Sort through the entries below and pull out lines containing the word "this".

MATERIAL PROVIDED -
------------------------------------

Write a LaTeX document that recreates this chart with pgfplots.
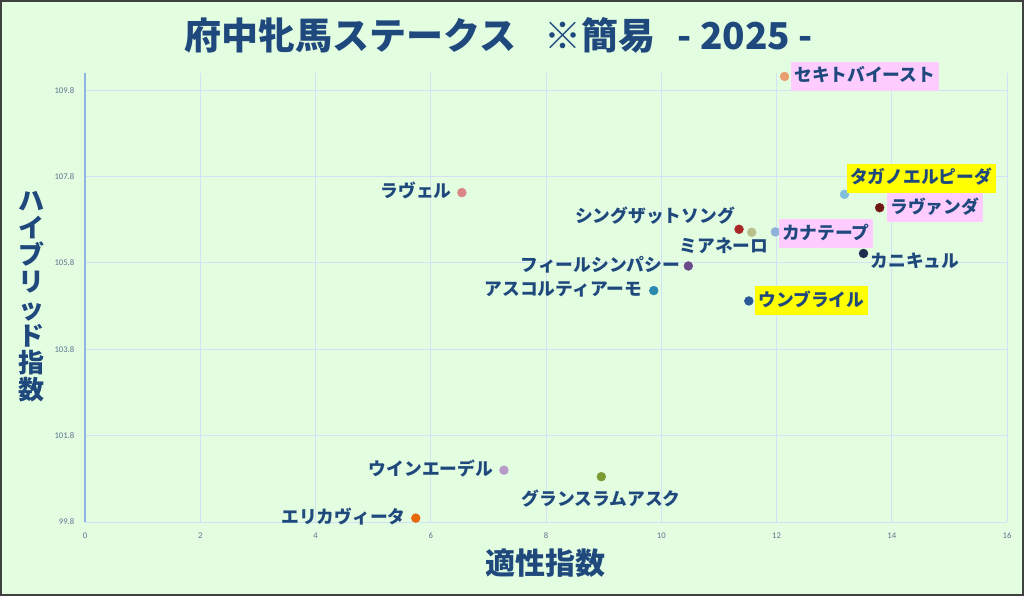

------------------------------------

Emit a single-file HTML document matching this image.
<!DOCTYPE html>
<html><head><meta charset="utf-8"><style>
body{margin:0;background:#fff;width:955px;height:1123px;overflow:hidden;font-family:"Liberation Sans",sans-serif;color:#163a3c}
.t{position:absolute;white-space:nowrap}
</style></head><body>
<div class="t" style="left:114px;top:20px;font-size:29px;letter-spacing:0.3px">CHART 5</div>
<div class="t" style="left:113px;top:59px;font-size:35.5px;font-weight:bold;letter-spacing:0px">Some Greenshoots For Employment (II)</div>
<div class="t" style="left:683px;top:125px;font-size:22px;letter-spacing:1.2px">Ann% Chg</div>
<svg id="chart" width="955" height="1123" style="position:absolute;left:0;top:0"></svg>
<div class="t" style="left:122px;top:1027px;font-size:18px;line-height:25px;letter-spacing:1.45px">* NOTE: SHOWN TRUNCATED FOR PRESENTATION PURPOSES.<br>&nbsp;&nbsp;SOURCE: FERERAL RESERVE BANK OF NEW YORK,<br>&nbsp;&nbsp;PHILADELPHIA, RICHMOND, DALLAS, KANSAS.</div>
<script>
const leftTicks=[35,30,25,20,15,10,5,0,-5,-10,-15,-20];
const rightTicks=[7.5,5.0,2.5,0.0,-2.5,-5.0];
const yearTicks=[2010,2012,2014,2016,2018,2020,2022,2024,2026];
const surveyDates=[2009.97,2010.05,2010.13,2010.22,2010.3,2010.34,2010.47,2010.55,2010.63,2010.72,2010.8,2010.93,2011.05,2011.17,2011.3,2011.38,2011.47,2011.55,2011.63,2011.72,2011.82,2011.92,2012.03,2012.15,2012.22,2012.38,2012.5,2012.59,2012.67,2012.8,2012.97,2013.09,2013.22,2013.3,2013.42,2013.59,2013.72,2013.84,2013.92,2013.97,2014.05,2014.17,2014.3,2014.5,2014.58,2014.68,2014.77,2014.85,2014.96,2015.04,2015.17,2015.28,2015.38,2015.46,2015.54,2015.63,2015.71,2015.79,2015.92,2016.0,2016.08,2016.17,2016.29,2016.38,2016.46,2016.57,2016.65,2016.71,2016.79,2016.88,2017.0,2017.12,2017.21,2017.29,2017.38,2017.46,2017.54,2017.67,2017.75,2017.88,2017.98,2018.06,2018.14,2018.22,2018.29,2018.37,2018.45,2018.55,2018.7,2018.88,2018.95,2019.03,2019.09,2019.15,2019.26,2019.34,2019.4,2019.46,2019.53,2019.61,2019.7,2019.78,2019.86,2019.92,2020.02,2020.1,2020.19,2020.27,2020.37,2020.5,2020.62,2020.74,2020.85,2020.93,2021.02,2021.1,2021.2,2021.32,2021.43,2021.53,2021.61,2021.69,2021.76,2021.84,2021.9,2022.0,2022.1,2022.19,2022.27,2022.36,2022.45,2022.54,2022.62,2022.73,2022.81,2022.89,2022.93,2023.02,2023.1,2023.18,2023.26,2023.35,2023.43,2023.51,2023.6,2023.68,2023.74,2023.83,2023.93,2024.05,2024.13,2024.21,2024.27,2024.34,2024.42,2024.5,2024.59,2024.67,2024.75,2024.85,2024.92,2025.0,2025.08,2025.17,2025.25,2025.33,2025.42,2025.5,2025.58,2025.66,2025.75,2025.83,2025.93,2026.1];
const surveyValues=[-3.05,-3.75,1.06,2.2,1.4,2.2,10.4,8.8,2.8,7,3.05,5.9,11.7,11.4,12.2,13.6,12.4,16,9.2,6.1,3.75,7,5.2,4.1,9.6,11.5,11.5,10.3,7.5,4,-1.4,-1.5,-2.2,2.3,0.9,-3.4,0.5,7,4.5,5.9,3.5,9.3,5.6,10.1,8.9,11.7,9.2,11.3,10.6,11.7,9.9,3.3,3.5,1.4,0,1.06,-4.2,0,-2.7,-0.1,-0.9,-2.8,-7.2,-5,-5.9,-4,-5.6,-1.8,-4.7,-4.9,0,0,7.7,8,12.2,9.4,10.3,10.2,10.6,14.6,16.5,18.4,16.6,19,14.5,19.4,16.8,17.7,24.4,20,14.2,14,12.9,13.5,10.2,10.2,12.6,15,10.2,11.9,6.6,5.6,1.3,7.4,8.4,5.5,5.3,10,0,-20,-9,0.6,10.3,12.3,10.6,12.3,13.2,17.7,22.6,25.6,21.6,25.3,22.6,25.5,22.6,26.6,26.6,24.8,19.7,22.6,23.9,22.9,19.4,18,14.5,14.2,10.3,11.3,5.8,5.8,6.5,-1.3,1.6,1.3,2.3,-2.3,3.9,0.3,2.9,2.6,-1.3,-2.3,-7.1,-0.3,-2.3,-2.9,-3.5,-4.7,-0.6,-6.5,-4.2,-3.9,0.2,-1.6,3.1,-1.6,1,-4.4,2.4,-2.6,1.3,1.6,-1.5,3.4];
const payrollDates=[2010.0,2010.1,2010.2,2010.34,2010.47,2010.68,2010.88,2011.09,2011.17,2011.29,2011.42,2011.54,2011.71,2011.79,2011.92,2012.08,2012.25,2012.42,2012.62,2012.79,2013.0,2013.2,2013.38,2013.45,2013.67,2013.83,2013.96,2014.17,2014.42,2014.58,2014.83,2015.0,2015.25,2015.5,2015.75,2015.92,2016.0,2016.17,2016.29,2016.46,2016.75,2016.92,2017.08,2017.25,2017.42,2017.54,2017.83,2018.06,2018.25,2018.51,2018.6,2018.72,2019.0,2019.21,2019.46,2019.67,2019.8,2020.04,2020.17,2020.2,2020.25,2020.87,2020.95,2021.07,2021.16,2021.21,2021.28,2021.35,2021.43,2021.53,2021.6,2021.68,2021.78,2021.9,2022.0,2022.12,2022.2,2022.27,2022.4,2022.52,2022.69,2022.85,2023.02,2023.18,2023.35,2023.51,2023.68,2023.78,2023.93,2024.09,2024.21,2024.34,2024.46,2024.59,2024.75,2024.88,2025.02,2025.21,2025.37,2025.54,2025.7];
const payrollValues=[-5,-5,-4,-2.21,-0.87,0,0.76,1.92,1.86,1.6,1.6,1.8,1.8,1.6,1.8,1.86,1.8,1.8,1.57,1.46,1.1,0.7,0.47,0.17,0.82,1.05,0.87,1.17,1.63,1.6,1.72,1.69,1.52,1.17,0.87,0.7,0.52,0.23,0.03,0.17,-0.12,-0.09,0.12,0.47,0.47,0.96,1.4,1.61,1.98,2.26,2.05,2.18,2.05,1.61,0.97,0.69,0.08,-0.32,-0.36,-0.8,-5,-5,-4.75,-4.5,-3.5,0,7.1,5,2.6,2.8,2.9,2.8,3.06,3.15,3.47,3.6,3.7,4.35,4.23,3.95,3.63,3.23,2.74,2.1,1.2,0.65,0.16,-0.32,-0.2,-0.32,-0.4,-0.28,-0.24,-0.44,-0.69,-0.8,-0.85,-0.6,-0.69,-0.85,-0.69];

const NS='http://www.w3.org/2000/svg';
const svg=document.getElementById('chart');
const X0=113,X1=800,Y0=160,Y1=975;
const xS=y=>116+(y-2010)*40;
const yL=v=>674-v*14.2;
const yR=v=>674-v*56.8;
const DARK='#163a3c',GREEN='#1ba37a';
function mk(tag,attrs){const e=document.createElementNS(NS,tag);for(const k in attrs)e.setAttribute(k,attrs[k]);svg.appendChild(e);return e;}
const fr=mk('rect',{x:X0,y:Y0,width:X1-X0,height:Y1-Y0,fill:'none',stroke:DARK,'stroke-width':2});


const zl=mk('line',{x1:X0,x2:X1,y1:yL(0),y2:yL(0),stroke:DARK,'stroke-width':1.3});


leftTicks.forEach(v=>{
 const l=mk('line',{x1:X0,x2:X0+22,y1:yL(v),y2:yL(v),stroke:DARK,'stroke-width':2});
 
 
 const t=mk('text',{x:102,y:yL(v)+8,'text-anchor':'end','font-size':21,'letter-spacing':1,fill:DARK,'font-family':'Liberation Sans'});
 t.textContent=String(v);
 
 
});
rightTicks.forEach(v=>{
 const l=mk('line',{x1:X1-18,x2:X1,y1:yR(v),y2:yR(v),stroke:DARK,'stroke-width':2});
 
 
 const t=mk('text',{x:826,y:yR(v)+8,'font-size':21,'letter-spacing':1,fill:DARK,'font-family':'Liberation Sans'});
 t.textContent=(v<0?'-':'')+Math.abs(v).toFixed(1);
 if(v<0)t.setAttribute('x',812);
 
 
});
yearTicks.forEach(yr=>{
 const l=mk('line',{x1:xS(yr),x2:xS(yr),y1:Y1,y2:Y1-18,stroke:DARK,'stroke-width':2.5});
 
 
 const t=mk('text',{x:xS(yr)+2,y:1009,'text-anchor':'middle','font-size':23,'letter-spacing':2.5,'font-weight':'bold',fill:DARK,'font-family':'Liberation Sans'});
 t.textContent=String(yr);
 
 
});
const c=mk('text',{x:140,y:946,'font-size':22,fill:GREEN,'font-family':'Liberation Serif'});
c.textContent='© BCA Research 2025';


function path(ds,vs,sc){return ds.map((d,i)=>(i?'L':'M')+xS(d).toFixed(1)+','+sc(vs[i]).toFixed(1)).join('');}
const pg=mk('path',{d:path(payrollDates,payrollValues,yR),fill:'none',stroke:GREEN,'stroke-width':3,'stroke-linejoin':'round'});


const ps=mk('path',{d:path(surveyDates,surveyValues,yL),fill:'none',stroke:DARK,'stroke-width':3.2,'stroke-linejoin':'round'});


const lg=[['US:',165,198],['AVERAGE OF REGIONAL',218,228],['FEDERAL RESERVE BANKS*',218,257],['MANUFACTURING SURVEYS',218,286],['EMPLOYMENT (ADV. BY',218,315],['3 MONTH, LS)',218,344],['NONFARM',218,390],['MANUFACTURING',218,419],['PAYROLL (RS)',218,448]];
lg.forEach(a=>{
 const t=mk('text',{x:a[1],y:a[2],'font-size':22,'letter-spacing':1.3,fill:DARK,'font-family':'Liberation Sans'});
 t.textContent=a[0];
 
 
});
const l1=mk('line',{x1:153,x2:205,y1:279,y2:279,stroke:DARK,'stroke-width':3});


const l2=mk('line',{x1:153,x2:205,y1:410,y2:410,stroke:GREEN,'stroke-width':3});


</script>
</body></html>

------------------------------------

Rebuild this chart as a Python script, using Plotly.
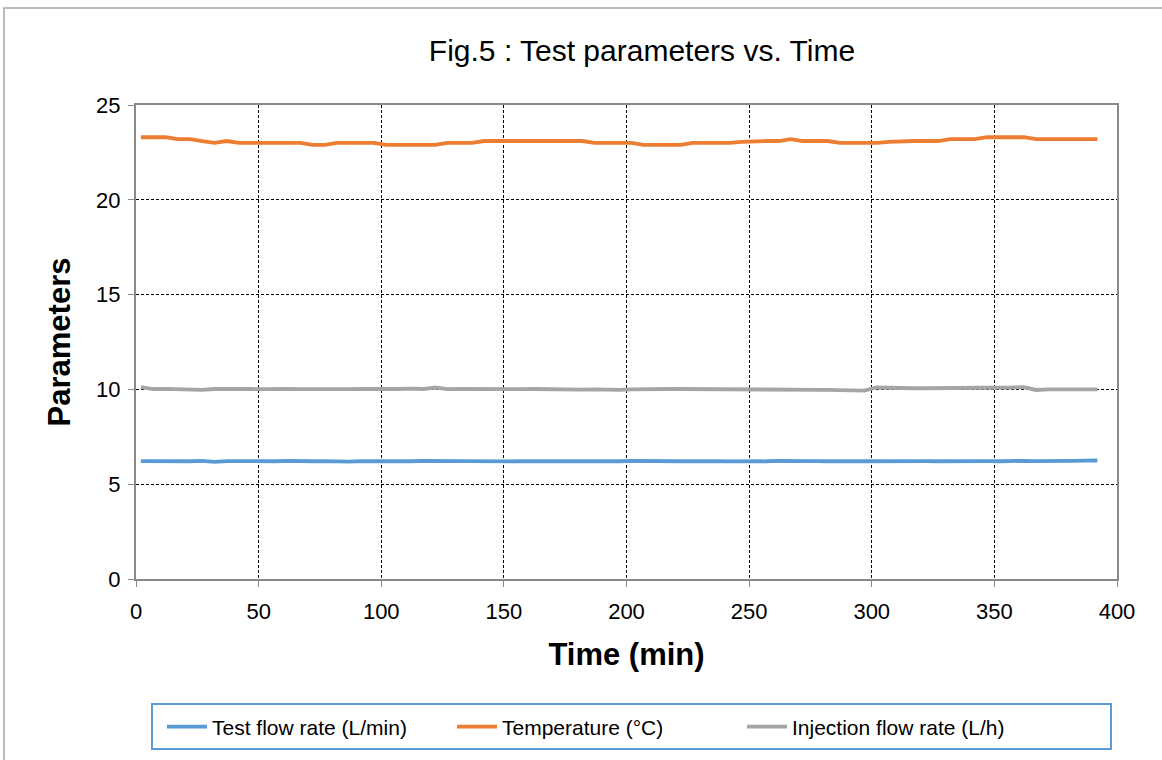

------------------------------------

FINAL RESULT -
Write a LaTeX document that recreates this chart with pgfplots.
Emit a single-file HTML document matching this image.
Rebuild this chart as a Python script, using Plotly.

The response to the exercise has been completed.